One Variable Removed
BOG removes one variable from the equation — and in a sport where the market forms and reforms in the span of minutes, that matters more than it might appear.
Without BOG, taking an early price on a greyhound is a commitment with asymmetric risk. If the price shortens, you benefit. If it drifts, you are stuck below the final market level and your bet is already at a disadvantage before the traps open. That asymmetry discourages early pricing and pushes cautious bettors toward SP, where they surrender any chance of locking in a favourable number.

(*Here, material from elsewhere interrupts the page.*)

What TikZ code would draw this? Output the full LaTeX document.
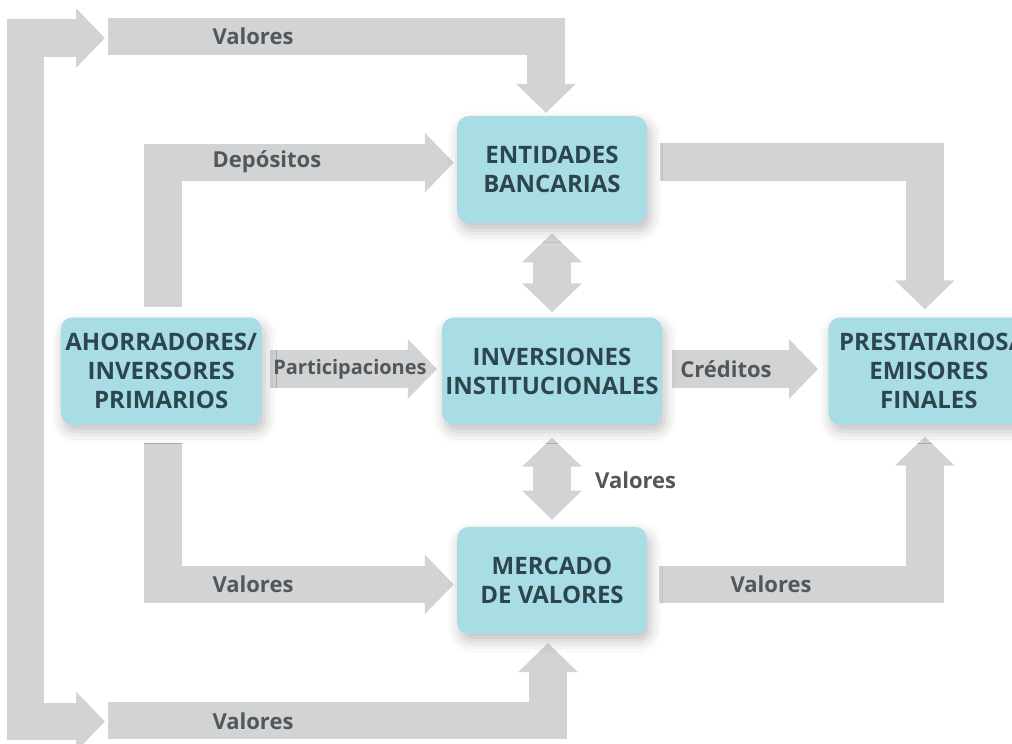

BOG eliminates the downside of that early commitment. You can take the first price available, confident that if the market corrects upward, your payout will follow. It changes the decision from a gamble on market direction into a no-lose proposition on timing. That shift is small on any individual bet, but across hundreds of wagers over a racing season, the cumulative value of BOG — the extra pounds collected on every drift to SP — adds up to a measurable improvement in your overall return.
Use it deliberately. Take early prices when they look fair. Know which meetings your bookmaker covers. Read the terms once, and re-read them whenever they change. BOG is not a strategy in itself, but it makes every other strategy you employ slightly more effective. In greyhound betting, where margins are thin and edges are hard-won, slightly more effective is worth pursuing.